Minneapolis City Council is Bad for Business, and Getting Worse

Mitchell Rolling

Minneapolis City Council members continually display a lack of understanding and respect for local businesses. In their hopes of seeing a “greener,” “safer,” and “fairer” world, these members are unreasonably destroying the well-being of Minnesotan businesses and the livelihoods of local Minnesotans. 

Late last year, the council approved a ban on menthol-flavored tobacco products, prohibiting the sales of such items from everywhere except adult-only tobacco shops and liquor stores. They did so because, as supporters of the measure claim, menthol cigarettes are marketed toward people of color, and younger individuals enjoy them more.

However, as city council member Blong Yang, who voted against the measure, noted, this restriction actually discriminates against African-Americans who simply prefer menthol products. Yang also feared for businesses in his ward that may lose out on sales because of the ban. 

Before this, in 2016, Minneapolis also banned the sales of flavored tobacco products. This led to protests by business owners who were wary that they might lose out on sales. The reason for passing this measure was because the supporters of the ordinance claimed that these products discriminately targeted younger individuals. And now, city council members are proposing to raise the age of tobacco sales in the city to 21. 

This is yet another policy that will not be helpful for the Minnesota economy and is brought to us under the belief that it will stop underage smoking. This is simply an attempt to bring governmental reach into the everyday lives of Minnesotans. 

And this governmental interference does not stop with tobacco sales.

Minneapolis has also passed new sick-leave requirements for businesses and a $15 minimum wage, which was upheld by a Hennepin County Court in a suit filed by the Minnesota Chamber of Commerce. 

All the mentioned laws above have been implemented in the last two years. With how little the council members know and/or pay attention to small businesses, we can expect more to come.

How can we tell that these council members care little about the negative effects that their policies have on the economy? Because they refuse to acknowledge basic facts about them.

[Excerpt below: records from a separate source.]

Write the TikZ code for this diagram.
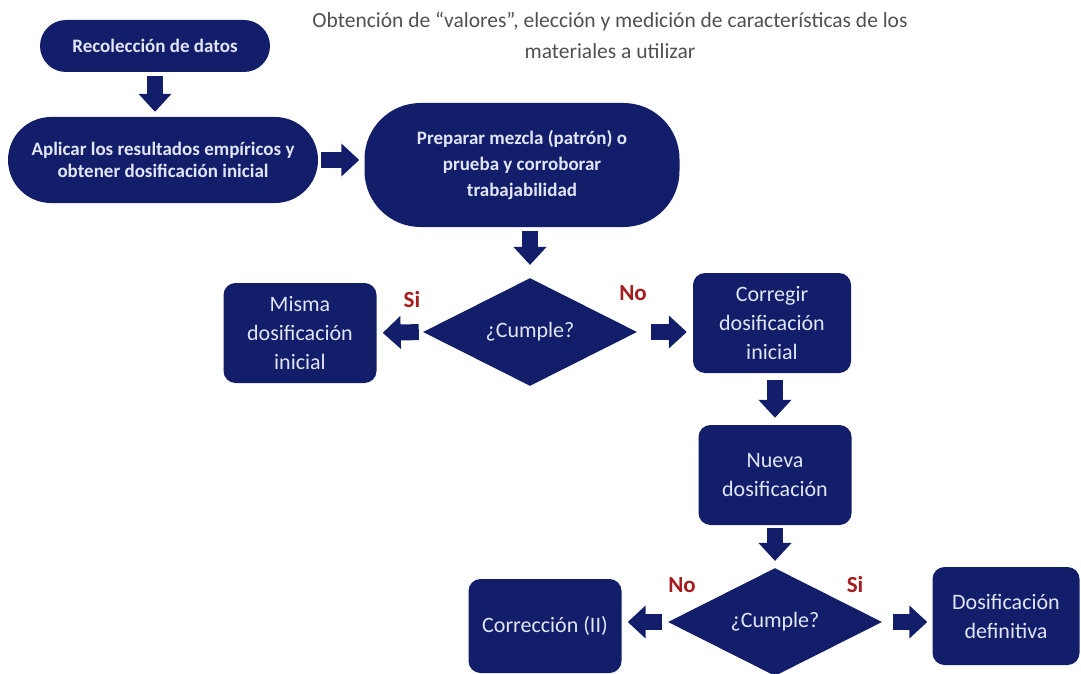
\documentclass[tikz,border=0pt]{standalone}
\usepackage{fontspec}
\setmainfont{Carlito}
\usetikzlibrary{arrows.meta,shapes.geometric}
\definecolor{navy}{RGB}{18,30,106}
\definecolor{labelred}{RGB}{165,28,28}
\definecolor{boxtext}{RGB}{226,229,245}
\definecolor{titlegray}{RGB}{80,80,80}

\begin{document}
\begin{tikzpicture}[x=1pt,y=-1pt,
    pill/.style={fill=navy,text=boxtext,font=\fontsize{19}{22}\selectfont\bfseries,align=center,inner sep=0pt},
    box/.style={fill=navy,text=boxtext,font=\fontsize{22}{29}\selectfont,align=center,rounded corners=12pt,minimum width=153pt,minimum height=100pt,inner sep=0pt},
    decision/.style={diamond,fill=navy,text=boxtext,font=\fontsize{22}{26}\selectfont,minimum width=214pt,minimum height=103pt,inner sep=0pt},
    answer/.style={text=labelred,font=\fontsize{23}{26}\selectfont\bfseries},
    flow/.style={navy,line width=16pt,-{Triangle[width=32pt,length=18pt]},shorten <=4pt,shorten >=5pt}]
                      % Frame
                      \useasboundingbox (0,0) rectangle (1081,674);

                      % Title
                      \node[align=center,font=\fontsize{21.5}{31}\selectfont,text=titlegray] (title) at (610,35)
                          {Obtención de “valores”, elección y medición de características de los\\materiales a utilizar};

                      % Start
                      \node[pill,rounded corners=26pt,minimum width=230pt,minimum height=52pt] (recol) at (155,46) {Recolección de datos};
                      \node[pill,rounded corners=43pt,minimum width=310pt,minimum height=86pt] (aplicar) at (163,160)
                          {Aplicar los resultados empíricos y\\obtener dosificación inicial};
                      \node[pill,rounded corners=56pt,minimum width=315pt,minimum height=124pt,font=\fontsize{19}{26}\selectfont\bfseries] (preparar) at (522,165)
                          {Preparar mezcla (patrón) o\\prueba y corroborar\\trabajabilidad};

                      % First check
                      \node[decision] (cumple1) at (530,332) {¿Cumple?};
                      \node[box] (misma) at (300,333) {Misma\\dosificación\\inicial};
                      \node[box,minimum width=158pt] (corregir) at (772,323) {Corregir\\dosificación\\inicial};
                      \node[answer] (si1) at (412,300) {Si};
                      \node[answer] (no1) at (633,293) {No};

                      % Second check
                      \node[box] (nueva) at (775,475) {Nueva\\dosificación};
                      \node[decision] (cumple2) at (775,622) {¿Cumple?};
                      \node[box,minimum height=94pt] (correc) at (545,626) {Corrección (II)};
                      \node[box,minimum width=147pt,minimum height=98pt] (defin) at (1006,616) {Dosificación\\definitiva};
                      \node[answer] (no2) at (682,585) {No};
                      \node[answer] (si2) at (855,585) {Si};

                      % Arrows
                      \draw[flow] (recol.south) -- (recol.south |- aplicar.north);
                      \draw[flow,shorten <=3pt] (aplicar.east) -- (aplicar.east -| preparar.west);
                      \draw[flow,shorten >=13pt] (preparar.south -| cumple1.north) -- (cumple1.north);
                      \draw[flow,shorten >=6pt] (cumple1.west) -- (misma.east);
                      \draw[flow,shorten <=14pt,shorten >=6pt] (cumple1.east) -- (cumple1.east -| corregir.west);
                      \draw[flow,shorten <=7pt,shorten >=7pt] (corregir.south -| nueva.south) -- (nueva.north);
                      \draw[flow,shorten <=3pt,shorten >=7pt] (nueva.south) -- (cumple2.north);
                      \draw[flow,shorten <=6pt,shorten >=6pt] (cumple2.west) -- (cumple2.west -| correc.east);
                      \draw[flow,shorten <=11pt,shorten >=5pt] (cumple2.east) -- (cumple2.east -| defin.west);
\end{tikzpicture}
\end{document}
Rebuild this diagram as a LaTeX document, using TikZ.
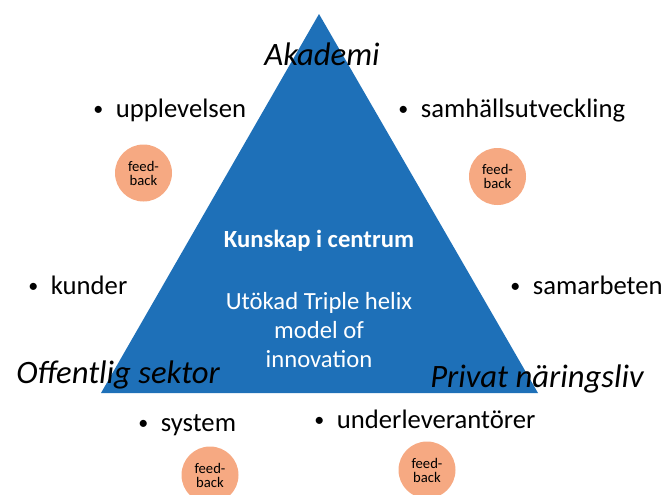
\documentclass[tikz,border=0pt]{standalone}
\usepackage{fontspec}
\setmainfont{Carlito}
\definecolor{helixblue}{HTML}{1E70B8}
\definecolor{fbsalmon}{HTML}{F6A982}
\tikzset{
  item/.style={anchor=base west, inner sep=0pt, font=\fontsize{20}{24}\selectfont},
  sector/.style={inner sep=0pt, font=\fontsize{24.5}{29}\selectfont\itshape},
  feedback/.style={circle, fill=fbsalmon, minimum size=42.75pt, inner sep=0pt,
    align=center, font=\fontsize{11}{10.5}\selectfont},
  inner/.style={inner sep=0pt, text=white, align=center,
    font=\fontsize{18.5}{21.4}\selectfont}
}
\newcommand{\bulletitem}[1]{\makebox[17pt][l]{\raisebox{1.2pt}{\fontsize{15}{15}\selectfont\textbullet}}#1}
\begin{document}
\begin{tikzpicture}[x=0.75pt,y=-0.75pt]
      \useasboundingbox (0,0) rectangle (664,494);
      \coordinate (top) at (319,14);
      \coordinate (bl) at (101,393);
      \coordinate (br) at (538,393);
      \fill[helixblue] (top) -- (bl) -- (br) -- cycle;
      \path
        (322,65) node[sector,anchor=base] (akademi){Akademi}
        (16,383) node[sector,anchor=base west] (offentlig){Offentlig sektor}
        (430,387) node[sector,anchor=base west] (privat){Privat näringsliv};
      \path
        (93,117) node[item] (upplevelsen){\bulletitem{upplevelsen}}
        (398,117) node[item] (samhalle){\bulletitem{samhällsutveckling}}
        (28,294) node[item] (kunder){\bulletitem{kunder}}
        (510,294) node[item] (samarbeten){\bulletitem{samarbeten}}
        (138,431) node[item] (system){\bulletitem{system}}
        (314,428) node[item] (leverantorer){\bulletitem{underleverantörer}};
      \path
        (143.5,173) node[feedback] (fb1){feed-\\back}
        (497.5,176.5) node[feedback] (fb2){feed-\\back}
        (210,475) node[feedback] (fb3){feed-\\back}
        (427,470) node[feedback] (fb4){feed-\\back};
      \path
        (319,247) node[inner,anchor=base] (kunskap){\bfseries Kunskap i centrum}
        (319,330) node[inner] (helix){Utökad Triple helix\\model of\\innovation};
    \end{tikzpicture}
\end{document}
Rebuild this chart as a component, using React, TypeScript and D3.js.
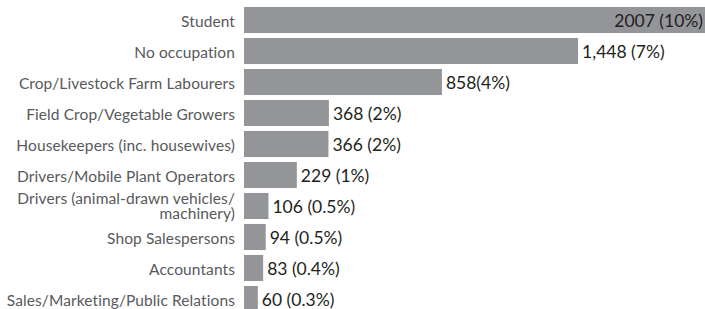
import * as d3 from 'd3';

const categories = [
  'Student',
  'No occupation',
  'Crop/Livestock Farm Labourers',
  'Field Crop/Vegetable Growers',
  'Housekeepers (inc. housewives)',
  'Drivers/Mobile Plant Operators',
  'Drivers (animal-drawn vehicles/ machinery)',
  'Shop Salespersons',
  'Accountants',
  'Sales/Marketing/Public Relations',
];

const counts = [2007, 1448, 858, 368, 366, 229, 106, 94, 83, 60];

const valueLabels = [
  '2007 (10%)',
  '1,448 (7%)',
  '858(4%)',
  '368 (2%)',
  '366 (2%)',
  '229 (1%)',
  '106 (0.5%)',
  '94 (0.5%)',
  '83 (0.4%)',
  '60 (0.3%)',
];

// long labels get split onto two lines
const labelLines: Record<string, string[]> = {
  'Drivers (animal-drawn vehicles/ machinery)': ['Drivers (animal-drawn vehicles/', 'machinery)'],
};

const width = 705;
const height = 309;
const font = 'Lato, "Open Sans", sans-serif';

export default function App() {
  const x = d3.scaleLinear().domain([0, 2007]).range([244, 707]);
  const y = d3
    .scaleBand<string>()
    .domain(categories)
    .range([4.5, 314.5])
    .paddingInner(0.16)
    .paddingOuter(0.08);

  const bw = y.bandwidth();
  const catSize = 15.5;
  const lh = 15;

  return (
    <svg
      width={width}
      height={height}
      style={{ position: 'absolute', left: 0, top: 0, background: '#fff' }}
      fontFamily={font}
    >
      <g>
        {categories.map((c, i) => (
          <rect key={c} x={x(0)} y={y(c)} width={x(counts[i]) - x(0)} height={bw} fill="#939598" />
        ))}
      </g>
      <g textAnchor="end" fill="#58595b" fontSize={catSize} letterSpacing={0.1}>
        {categories.map(c => {
          const cy = (y(c) ?? 0) + bw / 2;
          const lines = labelLines[c] ?? [c];
          const base = cy + catSize * 0.46 - (lines.length - 1) * 9.5;
          return (
            <text key={c} x={235} y={base}>
              {lines.map((l, j) => (
                <tspan key={j} x={235} y={base + j * lh}>
                  {l}
                </tspan>
              ))}
            </text>
          );
        })}
      </g>
      <g fill="#231f20" fontSize={17.5}>
        {categories.map((c, i) => {
          const cy = (y(c) ?? 0) + bw / 2;
          const inside = i === 0;
          return (
            <text
              key={c}
              x={inside ? 703 : x(counts[i]) + 4}
              y={cy}
              dy="0.42em"
              textAnchor={inside ? 'end' : 'start'}
            >
              {valueLabels[i]}
            </text>
          );
        })}
      </g>
    </svg>
  );
}
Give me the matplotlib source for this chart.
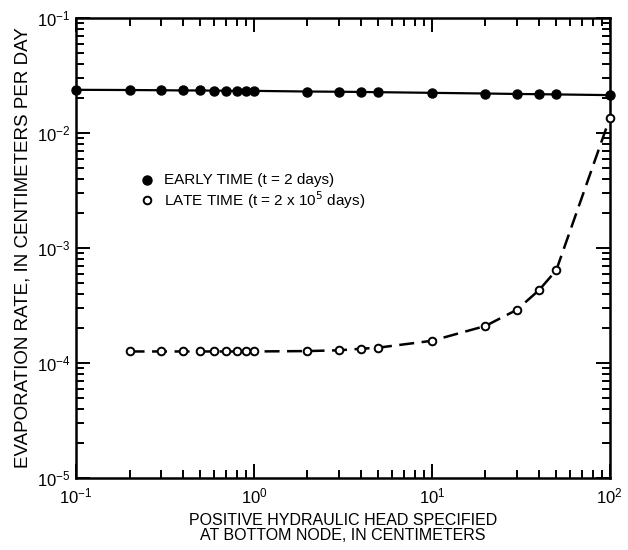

Research conducted on minimum wage laws usually shows a few commonalities; these laws not only hurt small-businesses but lead to fewer jobs and higher prices for consumers, as well. Here is a good source to see the effects of minimum wage laws. If these council members really cared about their constituents, and not just about securing a “win” for their party and themselves, they would have never raised the minimum wage at all, let alone to $15.  

This should be a lesson for everyone. 

These Minneapolis council members have used the argument of “discriminatory practices” in almost every tobacco-sales prohibition ordinance, whether to African-Americans, the working class, or teenagers.

They hide behind statements like “for the well-being of our community” to impose policies that have zero benefits, without being challenged on how they actually help. In most cases, these policies not only harm Minneapolis businesses but also make Minneapolis a less-attractive place for future employers.

Employers in the city are already complaining about larger amounts of paperwork, diminishing sales, and much more due to the ordinances passed by the Minneapolis City Council. If current business owners are getting fed-up with the changes these council members are making, how are we ever going to attract new ones?